- **Required task**
Copy exactly, and only, the lines between the line holding "Emit a Python" and the line holding "from matplotlib.patches import Rectangle", inclusive; skip the pictures.

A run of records
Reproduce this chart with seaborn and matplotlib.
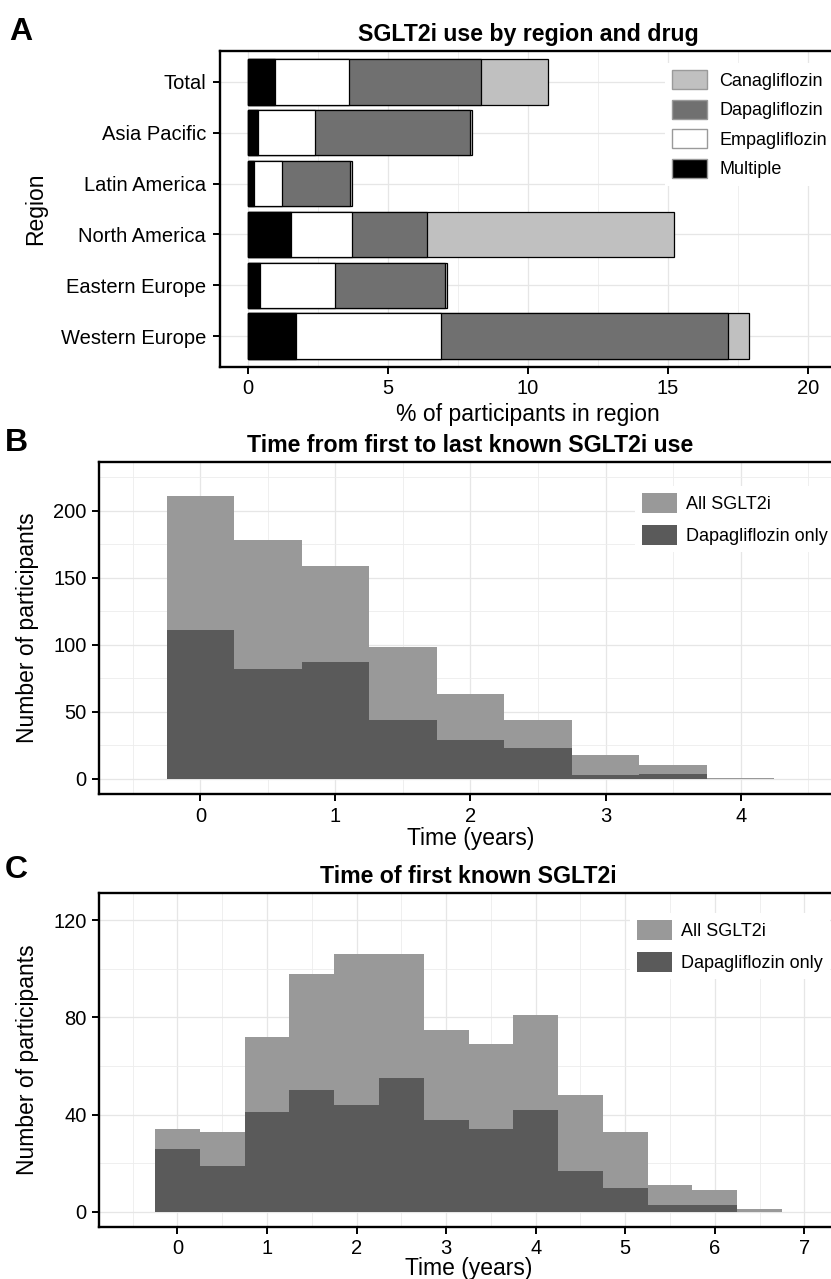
import numpy as np
import pandas as pd
import matplotlib
matplotlib.use("Agg")
import seaborn as sns
from matplotlib import pyplot as plt
from matplotlib.patches import Patch
from matplotlib.ticker import MultipleLocator

# Panel A: % of participants per region, split by drug
regions = ["Total", "Asia Pacific", "Latin America", "North America",
           "Eastern Europe", "Western Europe"]
multiple = [0.95, 0.34, 0.23, 1.53, 0.44, 1.72]
empagliflozin = [2.66, 2.06, 0.98, 2.18, 2.68, 5.19]
dapagliflozin = [4.70, 5.53, 2.42, 2.70, 3.92, 10.23]
canagliflozin = [2.40, 0.07, 0.08, 8.80, 0.07, 0.76]

# Panel B: time from first to last known use (bin centres, counts)
dur_time = [0, 0.5, 1, 1.5, 2, 2.5, 3, 3.5, 4]
dur_all = [211, 178, 159, 98, 63, 44, 18, 10, 1]
dur_dapa = [111, 82, 87, 44, 29, 23, 3, 4, 0]

# Panel C: time of first known use
first_time = [0, 0.5, 1, 1.5, 2, 2.5, 3, 3.5, 4, 4.5, 5, 5.5, 6, 6.5]
first_all = [34, 33, 72, 98, 106, 106, 75, 69, 81, 48, 33, 11, 9, 1]
first_dapa = [26, 19, 41, 50, 44, 55, 38, 34, 42, 17, 10, 3, 3, 0]

sns.set_style("white")
plt.rcParams['font.family'] = ['Liberation Sans', 'DejaVu Sans']
plt.rcParams['text.color'] = 'black'
plt.rcParams['axes.labelcolor'] = 'black'
plt.rcParams['xtick.color'] = 'black'
plt.rcParams['ytick.color'] = 'black'

W, H = 831, 1279
fig = plt.figure(figsize=(W / 100, H / 100), dpi=100)

def box(l, t, r, b):
    return [l / W, 1 - b / H, (r - l) / W, (b - t) / H]

axA = fig.add_axes(box(220, 51, 836, 367))
axB = fig.add_axes(box(99, 462, 842, 794))
axC = fig.add_axes(box(99, 893, 838, 1227))

TICK = 14.5
LAB = 16.5
TITLE = 16.7
LEG = 13

def style(ax):
    for s in ax.spines.values():
        s.set_visible(True)
        s.set_color("black")
        s.set_linewidth(1.7)
    ax.tick_params(which="major", bottom=True, left=True, direction="out",
                   length=5, width=1.4, labelsize=TICK, color="black", pad=4)
    ax.tick_params(which="minor", bottom=False, left=False, length=0)
    ax.set_axisbelow(True)
    ax.grid(which="major", color="#e6e6e6", linewidth=0.9)
    ax.grid(which="minor", color="#ededed", linewidth=0.6)

# ---- Panel A ----
df = pd.DataFrame({"region": regions, "Multiple": multiple,
                   "Empagliflozin": empagliflozin,
                   "Dapagliflozin": dapagliflozin,
                   "Canagliflozin": canagliflozin})
df["c_mult"] = df["Multiple"]
df["c_empa"] = df["c_mult"] + df["Empagliflozin"]
df["c_dapa"] = df["c_empa"] + df["Dapagliflozin"]
df["c_cana"] = df["c_dapa"] + df["Canagliflozin"]

drug_cols = {"Canagliflozin": "#c0c0c0", "Dapagliflozin": "#707070",
             "Empagliflozin": "#ffffff", "Multiple": "#000000"}
for cum, name in [("c_cana", "Canagliflozin"), ("c_dapa", "Dapagliflozin"),
                  ("c_empa", "Empagliflozin"), ("c_mult", "Multiple")]:
    sns.barplot(data=df, y="region", x=cum, orient="h", color=drug_cols[name],
                saturation=1, edgecolor="black", linewidth=0.9, width=0.9,
                errorbar=None, ax=axA)

axA.set_xlim(-1, 21)
axA.set_ylim(5.6, -0.6)
axA.xaxis.set_major_locator(MultipleLocator(5))
axA.xaxis.set_minor_locator(MultipleLocator(2.5))
style(axA)
axA.tick_params(axis="y", pad=5)
axA.set_xlabel("% of participants in region", fontsize=LAB, labelpad=3)
axA.set_ylabel("Region", fontsize=LAB, labelpad=10)
axA.set_title("SGLT2i use by region and drug", fontsize=TITLE,
              fontweight="bold", pad=7)
handles = [Patch(facecolor=drug_cols[n], edgecolor="#9a9a9a", linewidth=1, label=n)
           for n in ["Canagliflozin", "Dapagliflozin", "Empagliflozin", "Multiple"]]
axA.legend(handles=handles, loc="upper left",
           bbox_to_anchor=(665 / W, 1 - 63 / H), bbox_transform=fig.transFigure,
           frameon=True, fancybox=False, edgecolor="none", facecolor="white",
           framealpha=1, fontsize=LEG, handlelength=1.9, handleheight=1.25,
           handletextpad=0.7, labelspacing=0.55, borderpad=0.4, borderaxespad=0)

# ---- Panels B and C ----
ALL_COL = "#999999"
DAPA_COL = "#5a5a5a"

def hist_panel(ax, t, n_all, n_dapa, rng):
    sns.histplot(x=t, weights=n_all, binwidth=0.5, binrange=rng,
                 element="step", fill=True, color=ALL_COL, alpha=1,
                 linewidth=0, ax=ax)
    sns.histplot(x=t, weights=n_dapa, binwidth=0.5, binrange=rng,
                 element="step", fill=True, color=DAPA_COL, alpha=1,
                 linewidth=0, ax=ax)
    ax.xaxis.set_major_locator(MultipleLocator(1))
    ax.xaxis.set_minor_locator(MultipleLocator(0.5))
    style(ax)
    ax.set_ylabel("Number of participants", fontsize=LAB, labelpad=10)

hist_panel(axB, dur_time, dur_all, dur_dapa, (-0.25, 4.25))
axB.set_xlim(-0.75, 4.75)
axB.set_ylim(-11.25, 236.25)
axB.yaxis.set_major_locator(MultipleLocator(50))
axB.yaxis.set_minor_locator(MultipleLocator(25))
axB.set_xlabel("Time (years)", fontsize=LAB, labelpad=1)
axB.set_title("Time from first to last known SGLT2i use", fontsize=TITLE,
              fontweight="bold", pad=7)

hist_panel(axC, first_time, first_all, first_dapa, (-0.25, 6.75))
axC.set_xlim(-0.875, 7.375)
axC.set_ylim(-6.25, 131.25)
axC.yaxis.set_major_locator(MultipleLocator(40))
axC.yaxis.set_minor_locator(MultipleLocator(20))
axC.set_xlabel("Time (years)", fontsize=LAB, labelpad=-1)
axC.set_title("Time of first known SGLT2i", fontsize=TITLE,
              fontweight="bold", pad=7)

hist_handles = [Patch(facecolor=ALL_COL, edgecolor="none", label="All SGLT2i"),
                Patch(facecolor=DAPA_COL, edgecolor="none", label="Dapagliflozin only")]
for ax, lx, ty in [(axB, 635, 486), (axC, 630, 913)]:
    ax.legend(handles=hist_handles, loc="upper left",
              bbox_to_anchor=(lx / W, 1 - ty / H), bbox_transform=fig.transFigure,
              frameon=True, fancybox=False, edgecolor="none", facecolor="white",
              framealpha=1, fontsize=LEG, handlelength=1.9, handleheight=1.3,
              handletextpad=0.55, labelspacing=0.65, borderpad=0.4, borderaxespad=0)

# panel letters
for letter, x, y in [("A", 21, 32), ("B", 16, 443), ("C", 16, 870)]:
    fig.text(x / W, 1 - y / H, letter, fontsize=23, fontweight="bold",
             ha="center", va="center")

fig.savefig("out.png", dpi=100)
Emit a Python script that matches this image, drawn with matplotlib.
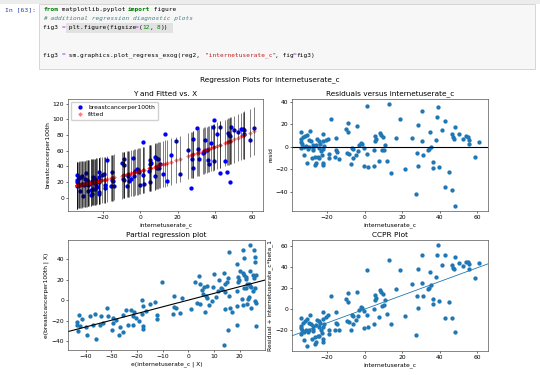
import numpy as np
import matplotlib.pyplot as plt
from matplotlib.patches import Rectangle

# gelesen aus dem Screenshot (x = internetuserate_c, y = breastcancerper100th)
internetuserate_c = [-33.6, -33.9, -33.0, -31.8, -30.9, -28.9, -33.9, -33.4, -32.5, -33.8, -31.3, -30.0, -32.3, -30.7,
                     -28.6, -27.7, -28.0, -26.4, -26.6, -25.9, -25.0, -24.1, -25.4, -24.5, -23.8, -25.9, -29.5, -23.4,
                     -22.9, -24.1, -22.3, -22.0, -22.0, -22.0, -20.5, -19.5, -19.1, -19.1, -18.0, -22.3, -21.4, -27.7,
                     -29.8, -27.3,
                     -15.2, -15.5, -15.2, -14.8, -13.8, -9.8, -8.8, -8.6, -9.3, -8.4, -7.1, -6.6, -6.3, -5.9, -4.8,
                     -4.1, -3.4, -2.7, -1.8, -1.3, -0.4, -0.2, 1.3, 1.4, 1.8, 4.8, 5.0, 5.4, 5.5, 5.9, 7.7, 8.0, 8.6,
                     9.1, 9.8, 10.2, 10.7, 12.0, 13.2, 14.3,
                     16.6, 19.1, 21.4, 25.5, 27.3, 27.9, 28.2, 28.4, 30.5, 30.7, 31.3, 33.8, 34.3, 34.8, 35.5, 36.3,
                     36.6, 37.9, 38.8, 39.3, 39.6, 41.3, 42.9, 42.9, 45.2, 46.6, 46.8, 47.3, 47.9, 48.2, 48.4, 50.2,
                     52.3, 54.1, 55.0, 55.7, 55.4, 58.6, 61.0]
breastcancerper100th = [29.3, 22.4, 25.0, 26.3, 27.7, 31.6, 20.3, 18.0, 16.0, 14.3, 17.4, 15.6, 8.8, 2.5,
                        23.2, 20.5, 8.8, 10.1, 3.3, 5.2, 11.1, 19.2, 26.2, 25.1, 23.0, 21.4, 17.6, 16.5,
                        13.7, 10.6, 32.9, 26.9, 7.4, 5.0, 28.6, 29.7, 12.5, 16.2, 48.1, 19.5, 22.0, 15.9,
                        23.9, 17.7,
                        32.8, 15.4, 22.1, 20.9, 15.3, 44.4, 49.6, 41.7, 23.3, 22.7, 14.6, 29.2, 27.9, 20.8, 24.2,
                        50.5, 28.1, 34.0, 36.8, 35.8, 33.0, 16.7, 71.6, 28.7, 17.7, 34.6, 20.1, 43.0, 47.9, 44.8, 27.1,
                        52.3, 50.7, 37.6, 49.3, 38.4, 42.9, 30.2, 81.3, 21.1,
                        53.9, 72.6, 29.7, 60.3, 12.5, 49.2, 37.5, 74.9, 88.8, 62.2, 49.9, 56.5, 58.0, 73.3, 61.1, 48.1,
                        43.2, 69.4, 90.5, 99.6, 46.5, 81.5, 31.8, 90.7, 47.1, 32.3, 83.1, 80.1, 79.2, 20.1, 90.3, 86.0,
                        83.5, 87.7, 87.7, 86.0, 81.7, 74.0, 89.4]

W, H = 540, 375
x = np.array(internetuserate_c)
y = np.array(breastcancerper100th)

# reg2: breastcancerper100th ~ internetuserate_c + I(internetuserate_c**2)
X = np.column_stack([np.ones_like(x), x, x ** 2])
params, *_ = np.linalg.lstsq(X, y, rcond=None)
fitted = X @ params
resid = y - fitted
n, k = X.shape
mse = resid @ resid / (n - k)
lev = np.einsum('ij,jk,ik->i', X, np.linalg.inv(X.T @ X), X)
half = 1.98 * np.sqrt(mse * (1 + lev))
iv_l, iv_u = fitted - half, fitted + half

# partielle Regression: beide gegen die restlichen Regressoren
Z = np.column_stack([np.ones_like(x), x ** 2])
ex = x - Z @ np.linalg.lstsq(Z, x, rcond=None)[0]
ey = y - Z @ np.linalg.lstsq(Z, y, rcond=None)[0]
b_part = (ex @ ey) / (ex @ ex)

plt.rcParams['font.family'] = 'DejaVu Sans'
plt.rcParams['axes.linewidth'] = 0.5
plt.rcParams['axes.edgecolor'] = '#555555'
plt.rcParams['xtick.major.size'] = 1.6
plt.rcParams['ytick.major.size'] = 1.6
plt.rcParams['xtick.major.width'] = 0.4
plt.rcParams['ytick.major.width'] = 0.4
plt.rcParams['xtick.major.pad'] = 1.2
plt.rcParams['ytick.major.pad'] = 1.2
plt.rcParams['xtick.labelsize'] = 4.3
plt.rcParams['ytick.labelsize'] = 4.3
plt.rcParams['axes.labelsize'] = 4.3
plt.rcParams['axes.titlesize'] = 5.3
plt.rcParams['axes.labelpad'] = 1.5
plt.rcParams['axes.titlepad'] = 2.5

MS = 3.1

fig = plt.figure(figsize=(W / 100, H / 100), dpi=100)

# --- Notebook-Zelle ---
fig.patches.append(Rectangle((0, 1 - 4 / H), 1, 4 / H, transform=fig.transFigure,
                             facecolor='#ececec', edgecolor='none'))
fig.patches.append(Rectangle((39 / W, 1 - 69 / H), 0.99 - 39 / W, 65 / H, transform=fig.transFigure,
                             facecolor='#f7f7f7', edgecolor='#cfcfcf', linewidth=0.6))
fig.patches.append(Rectangle((66 / W, 1 - 33 / H), 107 / W, 10 / H, transform=fig.transFigure,
                             facecolor='#e2e2e2', edgecolor='none'))
fig.text(5 / W, 1 - 9.5 / H, 'In [63]:', fontsize=4.6, color='#303F9F', va='center',
         family='DejaVu Sans Mono')

CHAR = 0.602 * 4.4 * 100 / 72  # px pro Zeichen


def code_line(y_px, tokens, x0=43):
    xp = x0
    for txt, col, weight, style in tokens:
        fig.text(xp / W, 1 - y_px / H, txt, fontsize=4.4, color=col, va='center',
                 family='DejaVu Sans Mono', fontweight=weight, fontstyle=style)
        xp += len(txt) * CHAR


K = '#008000'
code_line(9.5, [('from', K, 'bold', 'normal'), (' matplotlib.pyplot ', 'k', 'normal', 'normal'),
                ('import', K, 'bold', 'normal'), (' figure', 'k', 'normal', 'normal')])
code_line(18.5, [('# additional regression diagnostic plots', '#408080', 'normal', 'italic')])
code_line(27.5, [('fig3 ', 'k', 'normal', 'normal'), ('=', '#AA22FF', 'normal', 'normal'),
                 (' plt.figure(figsize', 'k', 'normal', 'normal'), ('=', '#AA22FF', 'normal', 'normal'),
                 ('(', 'k', 'normal', 'normal'), ('12', K, 'normal', 'normal'), (', ', 'k', 'normal', 'normal'),
                 ('8', K, 'normal', 'normal'), ('))', 'k', 'normal', 'normal')])
code_line(55, [('fig3 ', 'k', 'normal', 'normal'), ('=', '#AA22FF', 'normal', 'normal'),
               (' sm.graphics.plot_regress_exog(reg2,  ', 'k', 'normal', 'normal'),
               ('"internetuserate_c"', '#BA2121', 'normal', 'normal'), (', fig', 'k', 'normal', 'normal'),
               ('=', '#AA22FF', 'normal', 'normal'), ('fig3)', 'k', 'normal', 'normal')])

fig.text(270 / W, 1 - 80 / H, 'Regression Plots for internetuserate_c', fontsize=5.3, ha='center', va='center')

# --- Y and Fitted vs. X ---
ax1 = fig.add_axes([68 / W, 1 - 211 / H, 195 / W, 112 / H])
ax1.plot(x, y, 'bo', ms=MS, mew=0, label='breastcancerper100th')
ax1.plot(x, fitted, 'D', color='r', ms=2.4, mew=0, alpha=.5, label='fitted')
ax1.vlines(x, iv_l, iv_u, linewidth=0.5, color='k', alpha=.7)
ax1.set_ylim(-17, 126)
ax1.set_title('Y and Fitted vs. X')
ax1.set_xlabel('internetuserate_c')
ax1.set_ylabel('breastcancerper100th')
ax1.legend(loc='upper left', fontsize=4.3, handletextpad=0.4, borderpad=0.5, labelspacing=0.35,
           markerscale=1.0, framealpha=0.9)

# --- Residuen ---
ax2 = fig.add_axes([292 / W, 1 - 211 / H, 196 / W, 112 / H])
ax2.plot(x, resid, 'o', ms=MS, mew=0)
ax2.axhline(0, color='k', lw=0.8)
ax2.set_title('Residuals versus internetuserate_c')
ax2.set_xlabel('internetuserate_c')
ax2.set_ylabel('resid')

# --- Partial regression plot ---
ax3 = fig.add_axes([68 / W, 1 - 350 / H, 197 / W, 110 / H])
ax3.plot(ex, ey, 'o', ms=MS, mew=0)
xl = np.array(ax3.get_xlim())
ax3.autoscale(False)
ax3.plot(xl, b_part * xl, color='k', lw=0.8)
ax3.set_title('Partial regression plot')
ax3.set_xlabel('e(internetuserate_c | X)')
ax3.set_ylabel('e(breastcancerper100th | X)')

# --- CCPR ---
ax4 = fig.add_axes([292 / W, 1 - 351 / H, 196 / W, 111 / H])
ax4.plot(x, resid + params[1] * x, 'o', ms=MS, mew=0)
xl = np.array(ax4.get_xlim())
ax4.autoscale(False)
ax4.plot(xl, params[1] * xl, color='C0', lw=0.6)
ax4.set_title('CCPR Plot')
ax4.set_xlabel('internetuserate_c')
ax4.set_ylabel('Residual + internetuserate_c*beta_1')

fig.savefig('out.png', dpi=100)
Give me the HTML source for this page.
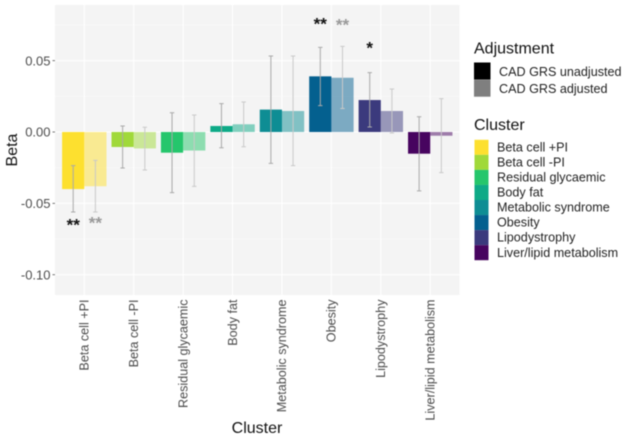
<!DOCTYPE html>
<html>
<head>
<meta charset="utf-8">
<style>
html,body{margin:0;padding:0;background:#fff;width:625px;height:437px;overflow:hidden}
svg{display:block;font-family:"Liberation Sans",sans-serif;filter:blur(0.45px)}
</style>
</head>
<body>
<svg id="chart" width="625" height="437" viewBox="0 0 625 437" xmlns="http://www.w3.org/2000/svg">
<rect x="55" y="5" width="404.5" height="290" fill="#f4f4f4"/>
<g id="grid"></g>
<g id="bars"></g>
<g id="errs"></g>
<g id="stars"></g>
<g id="yaxis"></g>
<g id="xaxis"></g>
<text transform="translate(17,150) rotate(-90)" text-anchor="middle" font-size="16" fill="#111">Beta</text>
<text x="257" y="433" text-anchor="middle" font-size="16" fill="#111">Cluster</text>
<g id="legend">
<text x="474" y="53.5" font-size="16" fill="#111">Adjustment</text>
<text x="474" y="130" font-size="16" fill="#111">Cluster</text>
</g>
</svg>
<script>
var categories = ["Beta cell +PI","Beta cell -PI","Residual glycaemic","Body fat","Metabolic syndrome","Obesity","Lipodystrophy","Liver/lipid metabolism"];
var clusterColors = ["#fde02f","#a0d93a","#25c66c","#0eaa87","#0e8d94","#04608f","#3b3a7d","#47045f"];
var unadjusted = [-0.040,-0.0105,-0.0145,0.0042,0.0157,0.039,0.0224,-0.0152];
var adjusted = [-0.038,-0.0115,-0.013,0.0054,0.0147,0.038,0.0147,-0.0026];
var unadjLow = [-0.0561,-0.0252,-0.0425,-0.011,-0.022,0.0185,0.0035,-0.0413];
var unadjHigh = [-0.0236,0.0042,0.0135,0.0199,0.0533,0.0593,0.0416,0.0107];
var adjLow = [-0.0561,-0.0266,-0.0381,-0.0103,-0.0236,0.0165,-0.0007,-0.0285];
var adjHigh = [-0.0199,0.0033,0.0119,0.021,0.0533,0.06,0.0301,0.0234];
var unadjStars = ["**","","","","","**","*",""];
var adjStars = ["**","","","","","**","",""];
var unadjStarY = [-0.0655,0,0,0,0,0.0755,0.0585,0];
var adjStarY = [-0.064,0,0,0,0,0.0745,0,0];
var yTicks = [0.05,0,-0.05,-0.10];
var yMinor = [0.075,0.025,-0.025,-0.075];
var adjustmentLabels = ["CAD GRS unadjusted","CAD GRS adjusted"];
var adjustmentColors = ["#000000","#7f7f7f"];

var NS = "http://www.w3.org/2000/svg";
function yScale(v){ return 132 - v * 1427; }
function xScale(i){ return 84.3 + i * 49.42; }
var BAR = 22.2;
function mk(parent, tag, attrs, txt){
  var e = document.createElementNS(NS, tag);
  for (var k in attrs) e.setAttribute(k, attrs[k]);
  if (txt !== undefined) e.textContent = txt;
  document.getElementById(parent).appendChild(e);
  return e;
}
var el, i;
yMinor.forEach(function(v){
  el = mk("grid","line",{x1:55,x2:459.5,y1:yScale(v),y2:yScale(v),stroke:"#fafafa","stroke-width":0.6});
  
  
});
yTicks.forEach(function(v){
  el = mk("grid","line",{x1:55,x2:459.5,y1:yScale(v),y2:yScale(v),stroke:"#ffffff","stroke-width":1.1});
  
  
  el = mk("yaxis","line",{x1:52.5,x2:55,y1:yScale(v),y2:yScale(v),stroke:"#555","stroke-width":0.8});
  
  
  el = mk("yaxis","text",{x:50.5,y:yScale(v)+4.6,"text-anchor":"end","font-size":13,fill:"#4d4d4d"},v.toFixed(2));
  
  
});
categories.forEach(function(c,i){
  var x = xScale(i);
  el = mk("grid","line",{x1:x,x2:x,y1:5,y2:295,stroke:"#ffffff","stroke-width":1.1});
  
  
  el = mk("xaxis","text",{transform:"translate("+(x+4.2)+",299.5) rotate(-90)","text-anchor":"end","font-size":12.6,fill:"#4d4d4d"},c);
  
  

  var y0 = yScale(0), yu = yScale(unadjusted[i]), ya = yScale(adjusted[i]);
  el = mk("bars","rect",{x:x-BAR,y:Math.min(y0,yu),width:BAR,height:Math.abs(yu-y0),fill:clusterColors[i]});
  
  
  el = mk("bars","rect",{x:x,y:Math.min(y0,ya),width:BAR,height:Math.abs(ya-y0),fill:clusterColors[i],"fill-opacity":0.5});
  
  

  var xu = x - BAR/2, xa = x + BAR/2;
  [[xu,unadjLow[i],unadjHigh[i],"#a9a9a9",1],[xa,adjLow[i],adjHigh[i],"#c9c9c9",1]].forEach(function(p){
    var yl = yScale(p[1]), yh = yScale(p[2]);
    el = mk("errs","path",{d:"M"+(p[0]-2.2)+" "+yh+"H"+(p[0]+2.2)+"M"+p[0]+" "+yh+"V"+yl+"M"+(p[0]-2.2)+" "+yl+"H"+(p[0]+2.2),stroke:p[3],"stroke-width":p[4],fill:"none"});
    
    
  });

  if (unadjStars[i]) {
    el = mk("stars","text",{x:xu,y:yScale(unadjStarY[i])+5,"text-anchor":"middle","font-size":17,"font-weight":"bold",fill:"#111"},unadjStars[i]);
    
    
  }
  if (adjStars[i]) {
    el = mk("stars","text",{x:xa,y:yScale(adjStarY[i])+5,"text-anchor":"middle","font-size":17,"font-weight":"bold",fill:"#999"},adjStars[i]);
    
    
  }
});
adjustmentLabels.forEach(function(l,i){
  var y = 62.5 + i * 17.2;
  el = mk("legend","rect",{x:474,y:y,width:16.5,height:17,fill:adjustmentColors[i]});
  
  
  el = mk("legend","text",{x:499,y:y+13.5,"font-size":12.6,fill:"#222"},l);
  
  
});
categories.forEach(function(c,i){
  var y = 139.8 + i * 15.05;
  el = mk("legend","rect",{x:474.5,y:y,width:14,height:15.05,fill:clusterColors[i]});
  
  
  el = mk("legend","text",{x:497,y:y+11.6,"font-size":12.6,fill:"#222"},c);
  
  
});
</script>
</body>
</html>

- **Completed exercise**
Emit a Python script that matches this image, drawn with matplotlib.
import numpy as np
import matplotlib.pyplot as plt
from matplotlib.patches import Rectangle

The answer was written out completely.